Il était maladroit, monsieur le ministre, de dire hier que cela existait déjà dans certaines intercommunalités, comme à Metz. Nombreux sont ceux qui ont dénoncé cet aspect. Il s’agit de limiter les intercommunalités et non de les prendre comme modèles pour justifier les assemblées territoriales telles qu’elles sont proposées. D’autre part, nous avons toujours réclamé une dose de proportionnelle, je dis bien « une dose ». Car aujourd’hui on a tendance à nous opposer que le scrutin uninominal est le seul garant de la représentation des territoires. Eh bien, figurez-vous que nous sommes d’accord ! C’est la raison pour laquelle nous avons proposé 80 % de scrutin majoritaire à deux tours.
Par conséquent, nous défendons, nous aussi, le scrutin majoritaire à deux tours. Mais si les territoires doivent tous être représentés, toutes les sensibilités politiques doivent l’être aussi. Donc, nous avons demandé 20 % de proportionnelle. Et c’est pourquoi nous sommes favorables au scrutin mixte, qui répondrait aux préoccupations de tous. On oppose les défenseurs de la proportionnelle à ceux du scrutin uninominal à deux tours ; moi, je défends les deux !
Je tenais à expliquer ma position. C’est très important.
Bizarrement, le Gouvernement avait déposé un projet de loi allant dans ce sens. Je crois savoir qui a pu l’inspirer... Bien sûr, ce projet de loi ne nous convenait pas tout à fait. Nous l’aurions amendée sur son aspect correctif et sur les deux tours.
On nous a même reproché de ne pas l’avoir assez soutenu ! Évidemment, ce projet de loi n’a pas été débattu ! (Mme Maryvonne Blondin opine.) Nous n’avons donc pas abordé ce sujet puisqu’il relevait d’un autre texte.
Je passe les épisodes récents : l’acceptation en première lecture et le vote par le groupe UMP d’un amendement de l’Union centriste, au Sénat, rappelant les principes auxquels nous étions attachés ; puis, la suppression, à l’Assemblée nationale, de notre amendement et l’introduction dans le texte du mode électoral prévu dans un autre projet de loi, posant ainsi un problème constitutionnel, au regard de l’article 39, selon lequel tout article touchant aux collectivités locales doit d’abord être débattu au Sénat.
Est venue ensuite, la semaine dernière, la suppression en commission du mode de scrutin introduit par l’Assemblée nationale.
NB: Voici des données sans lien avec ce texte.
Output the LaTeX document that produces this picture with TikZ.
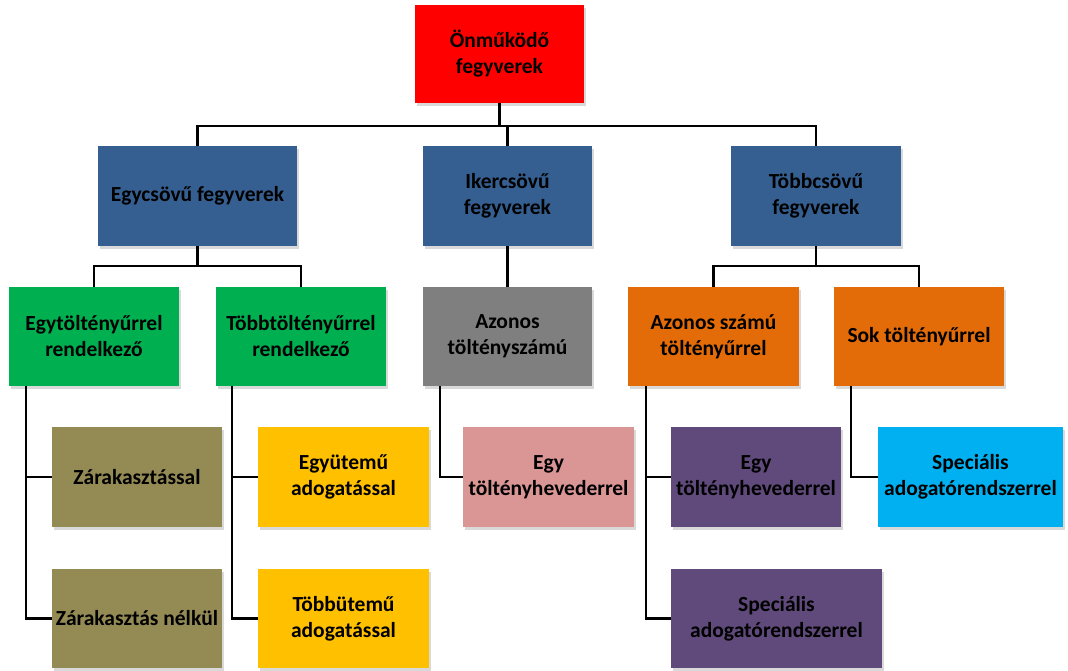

À ce niveau, après lecture d’un certain nombre d’articles – je le dis avec le plus d’élégance possible –, je finis par me demander si cette suppression n’a pas été, comme disent les anglais, « facilitée », afin de réintroduire au Sénat cet amendement qui résout le problème d’inconstitutionnalité, du moins temporairement.
Si jamais nous ne le votons pas au Sénat, c’est le texte initial de la commission qui reviendra. Cette interprétation est peut-être trop oui, machiavélique, mais le souvenir de certains comportements m’éclaire un peu.
Bref, nous en sommes là aujourd’hui et j’aurai l’occasion de reprendre la parole au cours des débats. Je le rappelle cependant, le Sénat représente les collectivités territoriales et il serait pour le moins incongru que l’Assemblée nationale, plus précisément le groupe UMP impose sa vision des choses. Est-ce à dire qu’il faut adopter ce projet de loi tel qu’il nous est proposé ? Non, bien sûr ! Le Gouvernement doit aussi tenir compte de la Haute Assemblée. En tout cas, j’ose espérer qu’il en sera ainsi. (Applaudissements sur la plupart des travées de l’Union centriste, ainsi que sur plusieurs travées du groupe socialiste.)